> Data:
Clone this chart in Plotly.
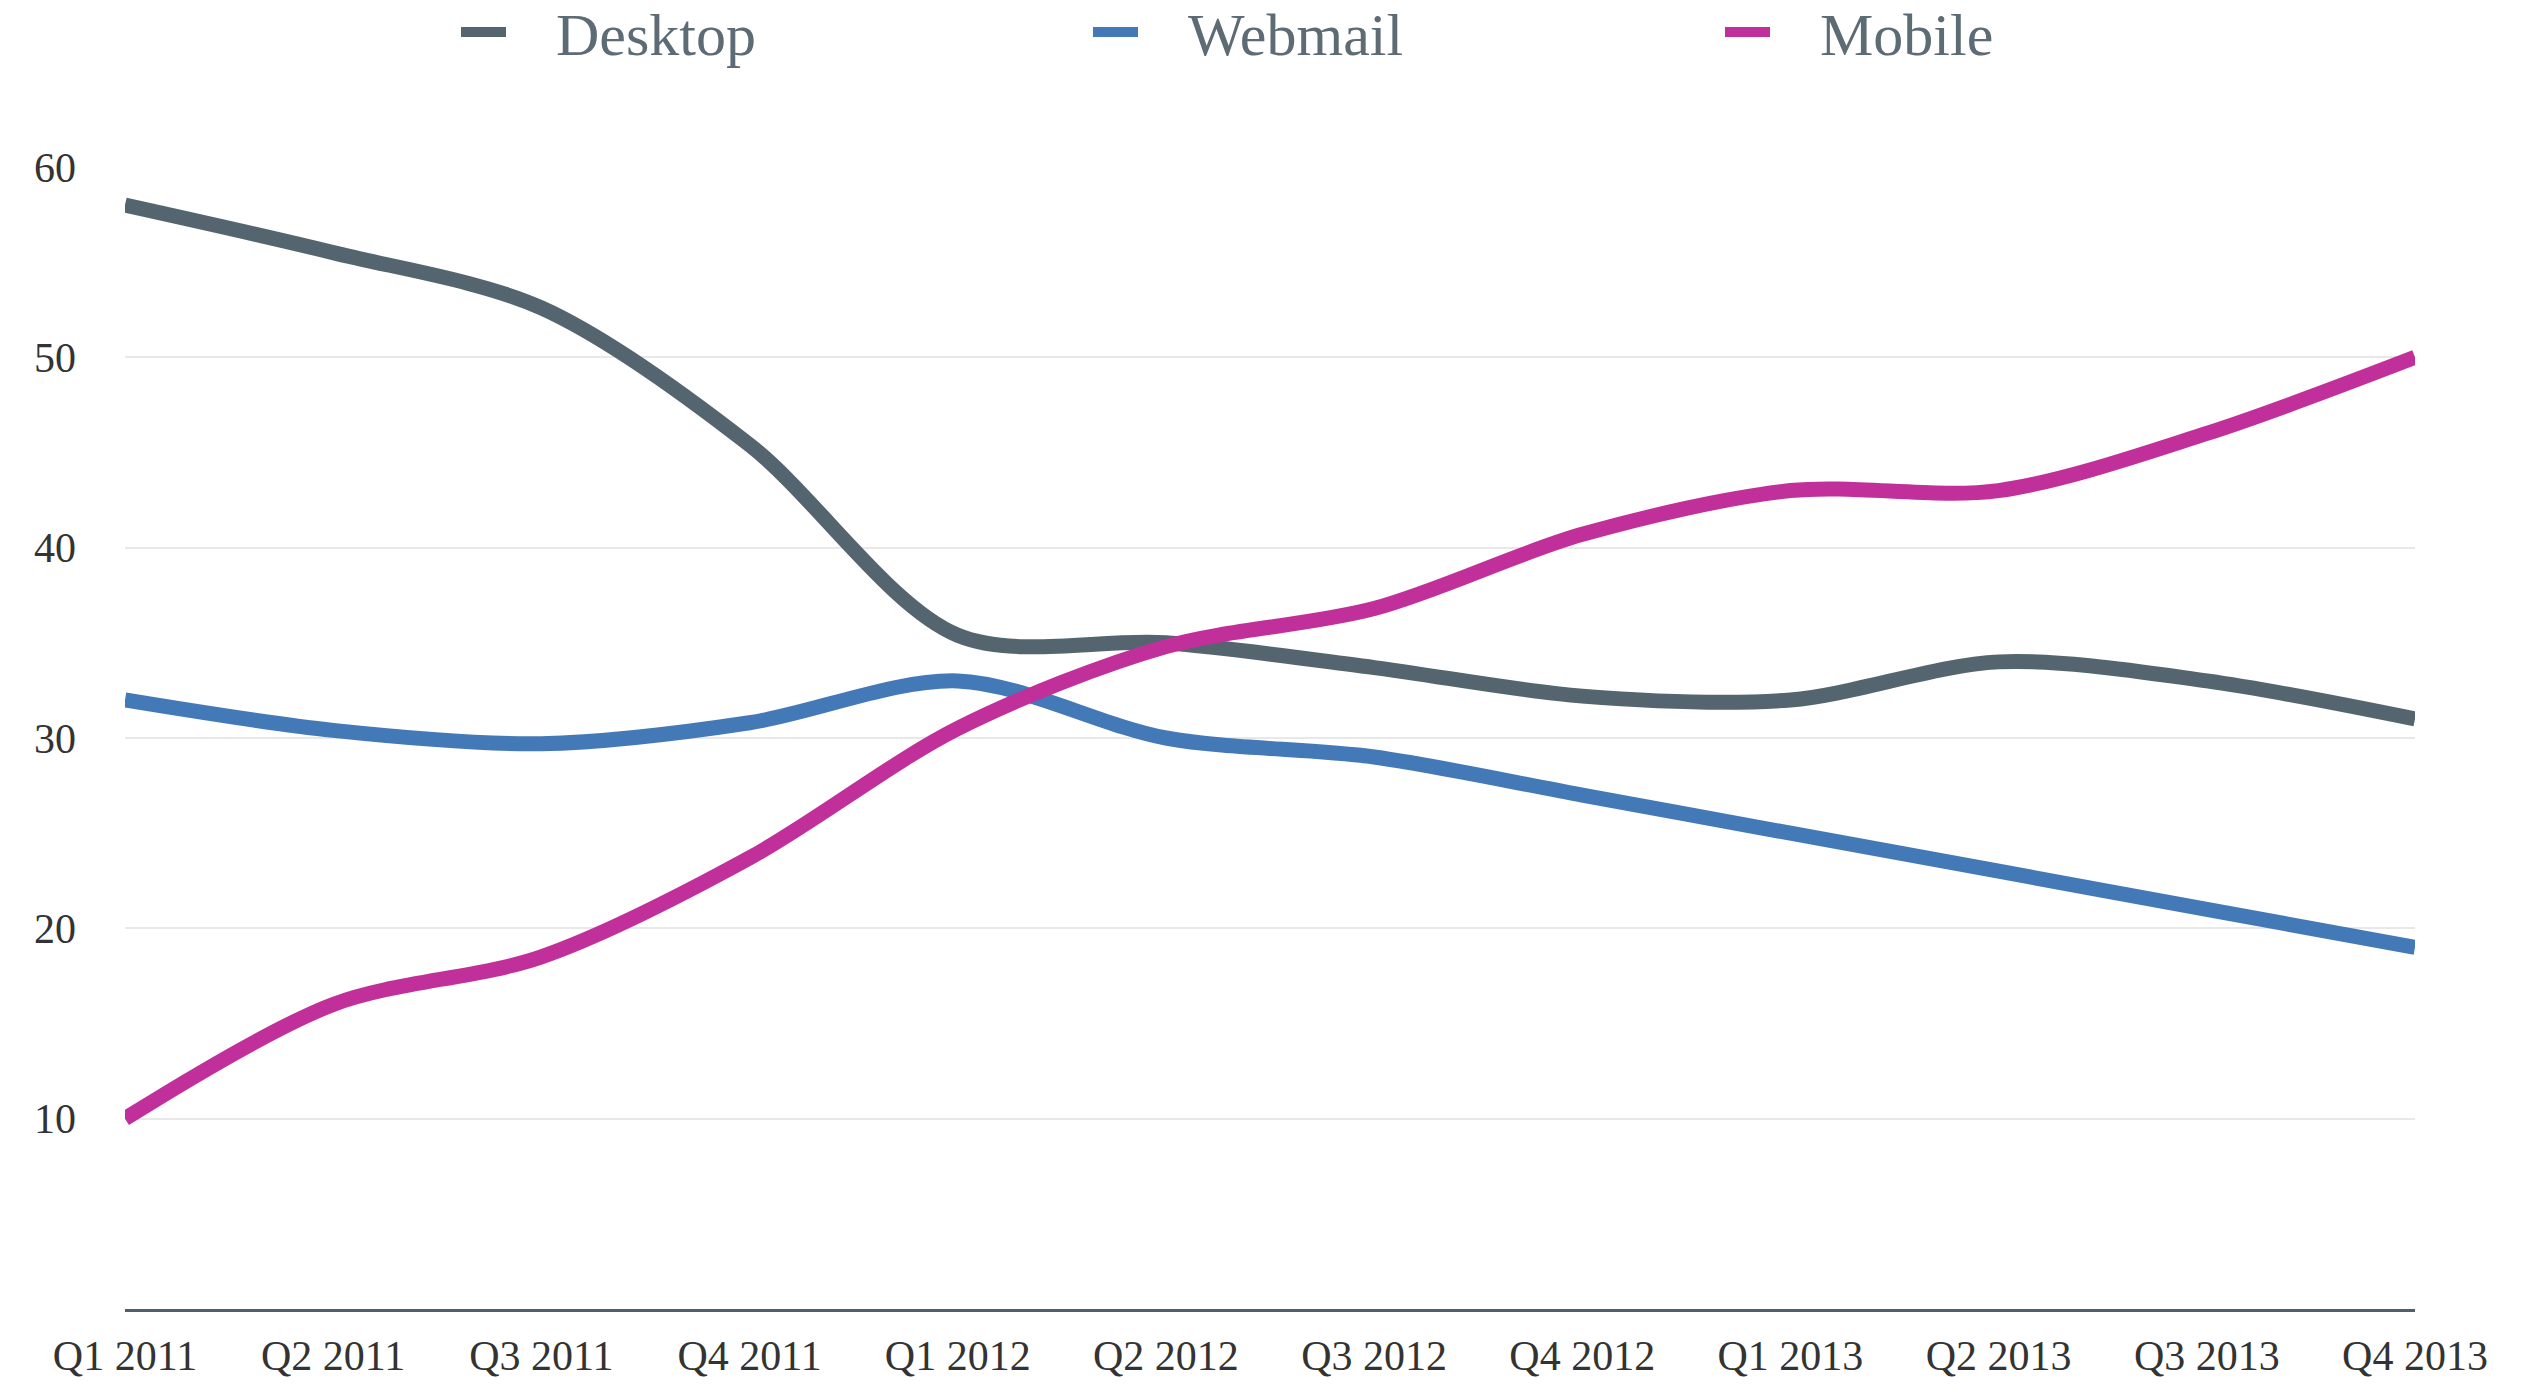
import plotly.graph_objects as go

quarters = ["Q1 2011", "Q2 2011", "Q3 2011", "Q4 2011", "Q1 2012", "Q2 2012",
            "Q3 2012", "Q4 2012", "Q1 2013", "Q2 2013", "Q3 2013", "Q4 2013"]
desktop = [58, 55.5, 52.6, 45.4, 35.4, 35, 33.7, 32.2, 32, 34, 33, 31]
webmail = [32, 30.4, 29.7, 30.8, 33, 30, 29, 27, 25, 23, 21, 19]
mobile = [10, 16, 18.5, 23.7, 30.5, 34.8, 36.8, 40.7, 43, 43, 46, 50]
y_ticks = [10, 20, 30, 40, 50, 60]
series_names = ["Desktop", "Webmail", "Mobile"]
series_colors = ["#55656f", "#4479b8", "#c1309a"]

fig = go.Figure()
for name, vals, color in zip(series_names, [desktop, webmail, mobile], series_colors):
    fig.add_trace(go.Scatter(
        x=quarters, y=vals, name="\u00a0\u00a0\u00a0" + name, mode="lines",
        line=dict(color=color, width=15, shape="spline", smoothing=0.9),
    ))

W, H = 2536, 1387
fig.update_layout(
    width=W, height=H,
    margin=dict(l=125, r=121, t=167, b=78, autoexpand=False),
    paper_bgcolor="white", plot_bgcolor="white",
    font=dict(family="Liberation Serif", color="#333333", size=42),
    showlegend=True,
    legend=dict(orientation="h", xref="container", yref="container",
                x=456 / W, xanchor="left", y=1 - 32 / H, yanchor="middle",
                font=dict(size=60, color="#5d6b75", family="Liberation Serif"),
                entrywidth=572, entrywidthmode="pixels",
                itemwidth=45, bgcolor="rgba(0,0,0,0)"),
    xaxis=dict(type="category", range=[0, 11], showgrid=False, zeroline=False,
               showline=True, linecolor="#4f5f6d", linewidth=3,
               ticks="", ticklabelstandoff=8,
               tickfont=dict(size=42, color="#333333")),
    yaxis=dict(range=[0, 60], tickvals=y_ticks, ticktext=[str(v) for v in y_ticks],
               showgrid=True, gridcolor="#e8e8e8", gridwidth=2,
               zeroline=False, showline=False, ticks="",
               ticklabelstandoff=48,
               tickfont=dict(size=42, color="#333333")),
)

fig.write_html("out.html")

> What you will do: Leave out all pictures, then copy the remaining material exactly.

> Output for this task:
Clone this chart in Plotly.
import plotly.graph_objects as go

quarters = ["Q1 2011", "Q2 2011", "Q3 2011", "Q4 2011", "Q1 2012", "Q2 2012",
            "Q3 2012", "Q4 2012", "Q1 2013", "Q2 2013", "Q3 2013", "Q4 2013"]
desktop = [58, 55.5, 52.6, 45.4, 35.4, 35, 33.7, 32.2, 32, 34, 33, 31]
webmail = [32, 30.4, 29.7, 30.8, 33, 30, 29, 27, 25, 23, 21, 19]
mobile = [10, 16, 18.5, 23.7, 30.5, 34.8, 36.8, 40.7, 43, 43, 46, 50]
y_ticks = [10, 20, 30, 40, 50, 60]
series_names = ["Desktop", "Webmail", "Mobile"]
series_colors = ["#55656f", "#4479b8", "#c1309a"]

fig = go.Figure()
for name, vals, color in zip(series_names, [desktop, webmail, mobile], series_colors):
    fig.add_trace(go.Scatter(
        x=quarters, y=vals, name="\u00a0\u00a0\u00a0" + name, mode="lines",
        line=dict(color=color, width=15, shape="spline", smoothing=0.9),
    ))

W, H = 2536, 1387
fig.update_layout(
    width=W, height=H,
    margin=dict(l=125, r=121, t=167, b=78, autoexpand=False),
    paper_bgcolor="white", plot_bgcolor="white",
    font=dict(family="Liberation Serif", color="#333333", size=42),
    showlegend=True,
    legend=dict(orientation="h", xref="container", yref="container",
                x=456 / W, xanchor="left", y=1 - 32 / H, yanchor="middle",
                font=dict(size=60, color="#5d6b75", family="Liberation Serif"),
                entrywidth=572, entrywidthmode="pixels",
                itemwidth=45, bgcolor="rgba(0,0,0,0)"),
    xaxis=dict(type="category", range=[0, 11], showgrid=False, zeroline=False,
               showline=True, linecolor="#4f5f6d", linewidth=3,
               ticks="", ticklabelstandoff=8,
               tickfont=dict(size=42, color="#333333")),
    yaxis=dict(range=[0, 60], tickvals=y_ticks, ticktext=[str(v) for v in y_ticks],
               showgrid=True, gridcolor="#e8e8e8", gridwidth=2,
               zeroline=False, showline=False, ticks="",
               ticklabelstandoff=48,
               tickfont=dict(size=42, color="#333333")),
)

fig.write_html("out.html")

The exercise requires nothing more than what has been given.